*EXERCISE AIM:* Determine the number of lines where "React" occurs and reply with that number by itself.

*DATA PROVIDED:*
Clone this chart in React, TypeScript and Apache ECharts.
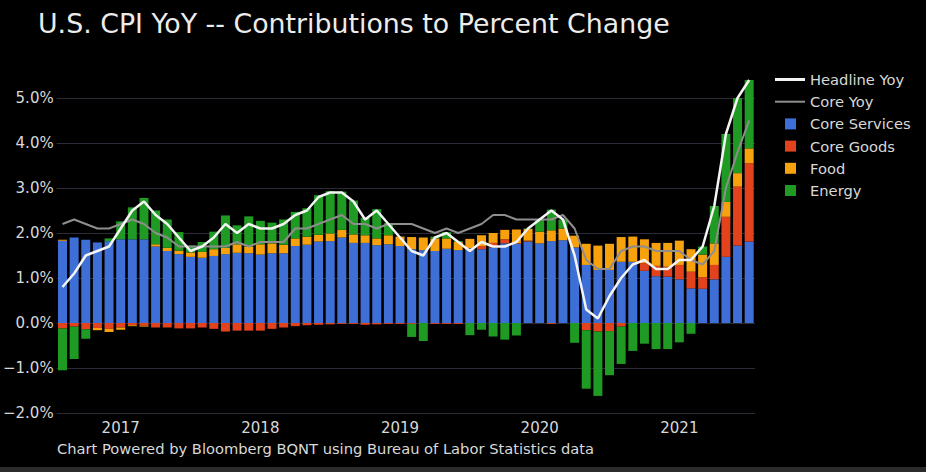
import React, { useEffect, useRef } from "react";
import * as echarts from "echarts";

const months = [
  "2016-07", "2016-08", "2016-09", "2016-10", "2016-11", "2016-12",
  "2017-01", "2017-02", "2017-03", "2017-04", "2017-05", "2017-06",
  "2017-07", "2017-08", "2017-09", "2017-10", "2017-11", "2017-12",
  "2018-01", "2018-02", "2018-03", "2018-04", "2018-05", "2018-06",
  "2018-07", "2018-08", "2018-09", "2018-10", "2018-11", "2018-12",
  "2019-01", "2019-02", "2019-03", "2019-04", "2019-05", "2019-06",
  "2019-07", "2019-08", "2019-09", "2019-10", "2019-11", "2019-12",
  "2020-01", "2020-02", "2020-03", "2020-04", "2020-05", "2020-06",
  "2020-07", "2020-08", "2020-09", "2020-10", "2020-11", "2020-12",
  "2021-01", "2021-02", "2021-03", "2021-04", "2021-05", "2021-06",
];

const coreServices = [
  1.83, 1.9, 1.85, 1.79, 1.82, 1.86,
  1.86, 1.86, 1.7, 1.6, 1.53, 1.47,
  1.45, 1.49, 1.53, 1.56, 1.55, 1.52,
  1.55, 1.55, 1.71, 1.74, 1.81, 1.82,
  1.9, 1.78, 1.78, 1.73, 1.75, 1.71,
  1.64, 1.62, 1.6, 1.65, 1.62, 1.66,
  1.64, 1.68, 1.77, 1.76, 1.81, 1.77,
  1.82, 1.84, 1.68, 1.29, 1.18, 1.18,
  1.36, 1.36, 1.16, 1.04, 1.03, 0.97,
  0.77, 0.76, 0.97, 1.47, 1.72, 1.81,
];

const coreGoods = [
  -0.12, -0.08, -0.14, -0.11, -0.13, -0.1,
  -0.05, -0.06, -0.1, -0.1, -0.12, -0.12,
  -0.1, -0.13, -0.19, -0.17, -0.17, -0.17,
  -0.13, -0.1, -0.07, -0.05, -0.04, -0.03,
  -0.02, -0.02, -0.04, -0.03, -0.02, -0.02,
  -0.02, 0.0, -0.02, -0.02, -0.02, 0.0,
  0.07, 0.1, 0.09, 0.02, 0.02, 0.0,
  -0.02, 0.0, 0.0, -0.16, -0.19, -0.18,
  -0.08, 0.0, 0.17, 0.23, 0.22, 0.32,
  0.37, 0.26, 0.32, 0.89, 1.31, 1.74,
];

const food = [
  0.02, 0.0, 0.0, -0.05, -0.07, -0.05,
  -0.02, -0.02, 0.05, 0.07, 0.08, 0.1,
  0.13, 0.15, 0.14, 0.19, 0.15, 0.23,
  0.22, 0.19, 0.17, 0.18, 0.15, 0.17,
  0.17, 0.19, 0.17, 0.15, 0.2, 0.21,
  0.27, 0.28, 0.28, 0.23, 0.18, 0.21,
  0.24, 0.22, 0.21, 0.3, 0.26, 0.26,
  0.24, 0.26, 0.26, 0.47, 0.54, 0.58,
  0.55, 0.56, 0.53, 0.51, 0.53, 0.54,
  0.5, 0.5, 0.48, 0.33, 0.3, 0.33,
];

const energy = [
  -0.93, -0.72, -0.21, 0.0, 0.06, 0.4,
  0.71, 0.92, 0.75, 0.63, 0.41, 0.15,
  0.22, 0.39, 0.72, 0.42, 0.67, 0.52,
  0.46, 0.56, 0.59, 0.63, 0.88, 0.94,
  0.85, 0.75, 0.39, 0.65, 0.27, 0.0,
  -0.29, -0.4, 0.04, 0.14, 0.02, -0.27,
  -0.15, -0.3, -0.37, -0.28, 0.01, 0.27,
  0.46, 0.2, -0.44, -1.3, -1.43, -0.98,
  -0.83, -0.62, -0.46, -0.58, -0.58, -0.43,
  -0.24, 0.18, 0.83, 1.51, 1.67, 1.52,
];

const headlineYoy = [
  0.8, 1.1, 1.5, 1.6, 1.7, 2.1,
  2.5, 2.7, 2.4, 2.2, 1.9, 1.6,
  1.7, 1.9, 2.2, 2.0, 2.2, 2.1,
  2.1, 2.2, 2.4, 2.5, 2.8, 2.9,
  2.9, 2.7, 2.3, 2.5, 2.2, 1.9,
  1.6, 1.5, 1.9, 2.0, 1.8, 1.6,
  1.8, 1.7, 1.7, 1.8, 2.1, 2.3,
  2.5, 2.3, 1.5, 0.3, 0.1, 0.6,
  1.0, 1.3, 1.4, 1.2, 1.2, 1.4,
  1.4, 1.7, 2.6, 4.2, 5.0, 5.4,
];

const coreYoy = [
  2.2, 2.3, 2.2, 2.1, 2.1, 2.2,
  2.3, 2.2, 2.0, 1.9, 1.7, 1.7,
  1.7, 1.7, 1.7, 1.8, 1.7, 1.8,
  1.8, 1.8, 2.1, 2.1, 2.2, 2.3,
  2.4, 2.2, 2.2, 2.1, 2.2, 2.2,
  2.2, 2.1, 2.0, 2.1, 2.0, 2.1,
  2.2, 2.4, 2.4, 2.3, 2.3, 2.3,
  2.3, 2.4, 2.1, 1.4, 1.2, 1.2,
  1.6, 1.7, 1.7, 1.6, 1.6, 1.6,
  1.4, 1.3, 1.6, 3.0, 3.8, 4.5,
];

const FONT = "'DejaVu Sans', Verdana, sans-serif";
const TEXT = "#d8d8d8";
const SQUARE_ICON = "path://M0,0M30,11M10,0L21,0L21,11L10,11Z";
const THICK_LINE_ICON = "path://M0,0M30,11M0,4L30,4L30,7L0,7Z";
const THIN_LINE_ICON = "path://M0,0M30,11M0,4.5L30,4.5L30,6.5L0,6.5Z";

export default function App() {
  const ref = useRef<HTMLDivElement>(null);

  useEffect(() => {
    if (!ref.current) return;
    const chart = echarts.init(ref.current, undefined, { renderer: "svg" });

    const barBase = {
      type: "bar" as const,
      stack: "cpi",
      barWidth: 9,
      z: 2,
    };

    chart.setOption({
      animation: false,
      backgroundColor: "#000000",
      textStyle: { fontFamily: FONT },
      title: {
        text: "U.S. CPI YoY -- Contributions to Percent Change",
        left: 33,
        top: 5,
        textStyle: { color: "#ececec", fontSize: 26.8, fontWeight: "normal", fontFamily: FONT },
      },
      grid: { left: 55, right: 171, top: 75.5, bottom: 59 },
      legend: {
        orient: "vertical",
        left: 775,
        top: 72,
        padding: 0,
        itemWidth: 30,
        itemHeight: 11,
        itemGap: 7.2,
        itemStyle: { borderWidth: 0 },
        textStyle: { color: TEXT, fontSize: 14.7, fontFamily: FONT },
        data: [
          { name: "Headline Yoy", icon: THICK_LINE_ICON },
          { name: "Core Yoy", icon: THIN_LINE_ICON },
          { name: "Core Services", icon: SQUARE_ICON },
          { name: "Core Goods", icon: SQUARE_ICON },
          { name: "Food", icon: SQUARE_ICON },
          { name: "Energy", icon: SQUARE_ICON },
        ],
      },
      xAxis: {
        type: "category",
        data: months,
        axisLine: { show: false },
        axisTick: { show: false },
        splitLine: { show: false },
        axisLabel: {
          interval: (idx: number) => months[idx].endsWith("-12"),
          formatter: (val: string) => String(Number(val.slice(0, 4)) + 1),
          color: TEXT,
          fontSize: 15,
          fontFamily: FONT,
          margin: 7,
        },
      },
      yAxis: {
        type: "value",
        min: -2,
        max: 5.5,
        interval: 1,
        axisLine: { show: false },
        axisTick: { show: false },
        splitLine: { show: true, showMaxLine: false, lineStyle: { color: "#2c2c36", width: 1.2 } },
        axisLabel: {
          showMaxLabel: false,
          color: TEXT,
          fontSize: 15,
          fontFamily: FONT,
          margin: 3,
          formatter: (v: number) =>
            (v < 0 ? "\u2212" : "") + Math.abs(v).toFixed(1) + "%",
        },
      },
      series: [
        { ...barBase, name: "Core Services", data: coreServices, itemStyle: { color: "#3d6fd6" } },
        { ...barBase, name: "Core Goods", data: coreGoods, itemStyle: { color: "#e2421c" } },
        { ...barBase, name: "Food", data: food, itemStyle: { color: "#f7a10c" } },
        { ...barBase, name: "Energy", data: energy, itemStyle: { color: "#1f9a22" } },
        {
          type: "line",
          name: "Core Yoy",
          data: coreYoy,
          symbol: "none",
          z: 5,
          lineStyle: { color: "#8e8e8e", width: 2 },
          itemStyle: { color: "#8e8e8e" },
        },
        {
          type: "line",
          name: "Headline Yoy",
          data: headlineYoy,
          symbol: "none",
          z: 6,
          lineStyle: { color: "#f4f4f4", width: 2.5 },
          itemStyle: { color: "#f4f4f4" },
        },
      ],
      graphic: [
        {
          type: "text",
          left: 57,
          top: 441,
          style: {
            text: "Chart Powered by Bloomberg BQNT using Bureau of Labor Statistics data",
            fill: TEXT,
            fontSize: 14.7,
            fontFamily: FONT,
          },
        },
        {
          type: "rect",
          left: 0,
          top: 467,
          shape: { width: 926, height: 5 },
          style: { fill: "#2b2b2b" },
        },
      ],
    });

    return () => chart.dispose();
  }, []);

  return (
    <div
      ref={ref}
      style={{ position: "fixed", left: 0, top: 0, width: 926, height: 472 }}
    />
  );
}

*THE SOLUTION:* 2